Probablemente D. es consciente de las inclinaciones de G. desde hace ya tiempo, por eso tiene esa actitud hacia mí cuando la distancia entre nosotros se acorta. De hecho, en la clase siguiente montó unos numeritos de celos que me hicieron sentir incómoda como hacía tiempo. Llegué tarde para no variar. Cinco personas en clase y dos grupos y el profesor me puso con G. y su parásito, que me sonrió falsamente para disimular el asco que le daba mi intromisión. Tanto que llegó un momento en que no se pudo contener. Cuando G. me atendía en mi turno de palabra, me interrumpía mientras ponía una mano en el muslo de su coleguilla para llamar su atención. Y G., jugando una extraña partida de lenguaje corporal, no se veía inquieto por estos “tocamientos” pero estiraba la pierna hacia mi silla con la clara intención de hacer unos piecitos invisibles.

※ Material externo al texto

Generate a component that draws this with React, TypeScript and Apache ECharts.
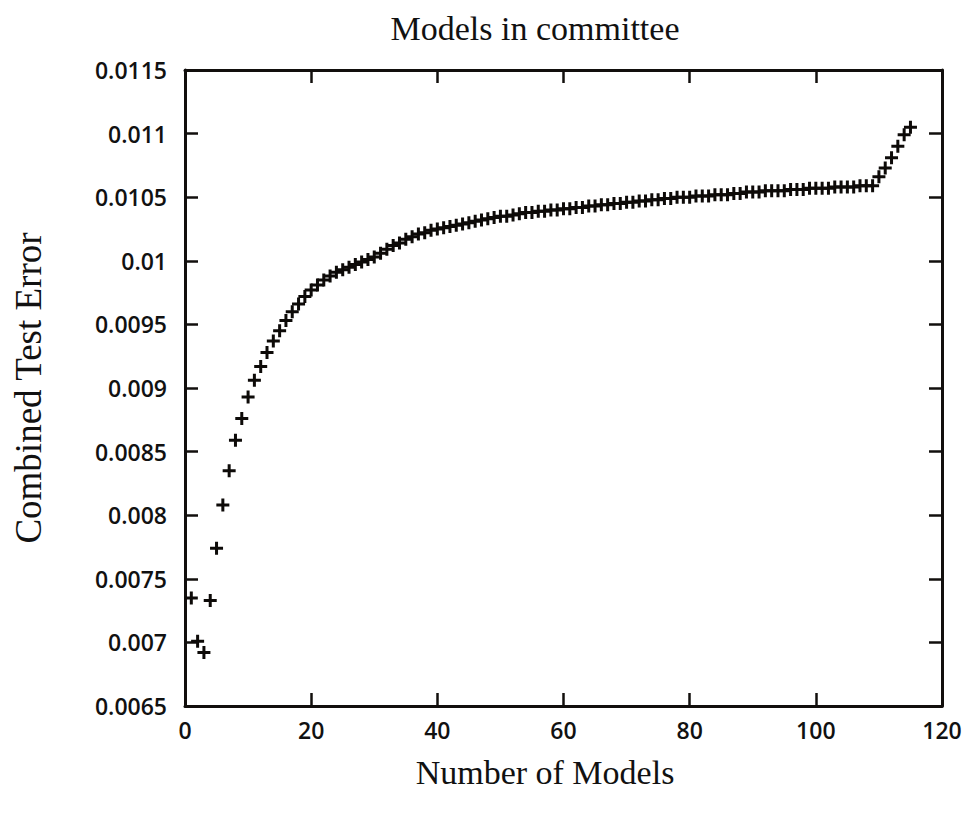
import React, { useEffect, useRef } from "react";
import * as echarts from "echarts";

// Committee size (number of models) on the x axis
const modelCounts: number[] = Array.from({ length: 115 }, (_, i) => i + 1);

// Combined test error for each committee size
const combinedError: number[] = [
  0.00735, 0.00701, 0.00692, 0.00733, 0.00774, 0.00808, 0.00835, 0.00859, 0.00876, 0.00893,
  0.00906, 0.00917, 0.00928, 0.00937, 0.00945, 0.00953, 0.0096, 0.00966, 0.00972, 0.00977,
  0.00981, 0.00985, 0.00988, 0.00991, 0.00993, 0.00995, 0.00997, 0.00999, 0.01001, 0.01003,
  0.01006, 0.01009, 0.01012, 0.01014, 0.01017, 0.01019, 0.01021, 0.01022, 0.01024, 0.01025,
  0.01026, 0.01027, 0.01028, 0.01029, 0.0103, 0.01031, 0.01032, 0.01033, 0.01034, 0.01035,
  0.01035, 0.01036, 0.01037, 0.01038, 0.01038, 0.01039, 0.01039, 0.0104, 0.0104, 0.01041,
  0.01041, 0.01042, 0.01042, 0.01043, 0.01043, 0.01044, 0.01044, 0.01045, 0.01045, 0.01046,
  0.01046, 0.01047, 0.01047, 0.01048, 0.01048, 0.01049, 0.01049, 0.0105, 0.0105, 0.0105,
  0.01051, 0.01051, 0.01051, 0.01052, 0.01052, 0.01052, 0.01053, 0.01053, 0.01054, 0.01054,
  0.01054, 0.01055, 0.01055, 0.01055, 0.01055, 0.01056, 0.01056, 0.01056, 0.01057, 0.01057,
  0.01057, 0.01057, 0.01058, 0.01058, 0.01058, 0.01058, 0.01059, 0.01059, 0.01059, 0.01066,
  0.01073, 0.01081, 0.0109, 0.01099, 0.01105,
];

const xTicks = { min: 0, max: 120, interval: 20 };
const yTicks = { min: 0.0065, max: 0.0115, interval: 0.0005 };

const titleText = "Models in committee";
const xLabel = "Number of Models";
const yLabel = "Combined Test Error";

const AXIS_COLOR = "#120f0d";
const SERIF = "'Liberation Serif', 'Times New Roman', serif";
const SANS = "'Open Sans', 'Noto Sans', sans-serif";

const fmtY = (v: number) => {
  const s = v.toFixed(4);
  return s.replace(/0+$/, "").replace(/\.$/, "");
};

const makeLine = () => ({ show: true, onZero: false, lineStyle: { color: AXIS_COLOR, width: 3 } });
const makeTick = () => ({
  show: true,
  inside: true,
  length: 13,
  lineStyle: { color: AXIS_COLOR, width: 2.5 },
});
const makeLabel = (margin: number) => ({
  color: "#111",
  fontFamily: SANS,
  fontSize: 23,
  fontWeight: 600 as any,
  margin,
});

export default function App() {
  const ref = useRef<HTMLDivElement>(null);

  useEffect(() => {
    if (!ref.current) return;
    const chart = echarts.init(ref.current, undefined, { renderer: "svg" });

    chart.setOption({
      animation: false,
      backgroundColor: "#ffffff",
      grid: { left: 185, right: 28, top: 70, bottom: 108, containLabel: false },
      xAxis: [
        {
          type: "value",
          position: "bottom",
          ...xTicks,
          axisLine: makeLine(),
          axisTick: makeTick(),
          splitLine: { show: false },
          axisLabel: makeLabel(12),
        },
        {
          type: "value",
          position: "top",
          ...xTicks,
          axisLine: makeLine(),
          axisTick: makeTick(),
          splitLine: { show: false },
          axisLabel: { show: false },
        },
      ],
      yAxis: [
        {
          type: "value",
          position: "left",
          ...yTicks,
          axisLine: makeLine(),
          axisTick: makeTick(),
          splitLine: { show: false },
          axisLabel: { ...makeLabel(18), formatter: fmtY },
        },
        {
          type: "value",
          position: "right",
          ...yTicks,
          axisLine: makeLine(),
          axisTick: makeTick(),
          splitLine: { show: false },
          axisLabel: { show: false },
        },
      ],
      graphic: [
        {
          type: "text",
          x: 535,
          y: 28,
          style: {
            text: titleText,
            font: `34px ${SERIF}`,
            fill: "#111",
            textAlign: "center",
            textVerticalAlign: "middle",
          },
        },
        {
          type: "text",
          x: 545,
          y: 772,
          style: {
            text: xLabel,
            font: `34px ${SERIF}`,
            fill: "#111",
            textAlign: "center",
            textVerticalAlign: "middle",
          },
        },
        {
          type: "text",
          x: 28,
          y: 388,
          rotation: Math.PI / 2,
          style: {
            text: yLabel,
            font: `37px ${SERIF}`,
            fill: "#111",
            textAlign: "center",
            textVerticalAlign: "middle",
          },
        },
      ],
      series: [
        {
          type: "scatter",
          xAxisIndex: 0,
          yAxisIndex: 0,
          symbol: "path://M5,0h3v13h-3z M0,5h13v3h-13z",
          symbolSize: 13,
          itemStyle: { color: "#0d0a08", opacity: 1 },
          data: combinedError.map((v, i) => [modelCounts[i], v]),
        },
      ],
    });

    return () => chart.dispose();
  }, []);

  return (
    <div
      ref={ref}
      style={{ position: "fixed", left: 0, top: 0, width: 970, height: 814, background: "#fff" }}
    />
  );
}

Suficiente. Hace años que dejé el instituto, D. todavía lo tiene reciente. Su falta de formas quizá se cure con la edad o quizás no, pero de momento no sabe comportarse de otra manera. Las clases me cuestan un pastón que no pienso desperdiciar en tonterías, así que no he vuelto a sentarme con ellos ni lo voy a hacer. Si G. tiene algún interés en mí, tiene su mensaje: sin D. o nada. Puede quedarse al final de la clase a hablarme si le apetece y si no, estupendo. Por mi parte, no cierro las puertas pero no voy a dar ni un paso, no me interesa nada. Y lo que no entiendo de ninguna manera es cómo ese niñito tiene celos de mí, si podría ser su madre (joven, pero no necesariamente adolescente). Esa es una gran lección que debo aprender sobre inseguridad. Y D. debería aprender la lección de que G. hace lo que le sale de la entrepierna, que nadie es su dueño y, si no lo aprende, lo siento por sus futuras parejas porque corren el riesgo de sufrir esa posesión enfermiza que puede convertirse en cosas peores.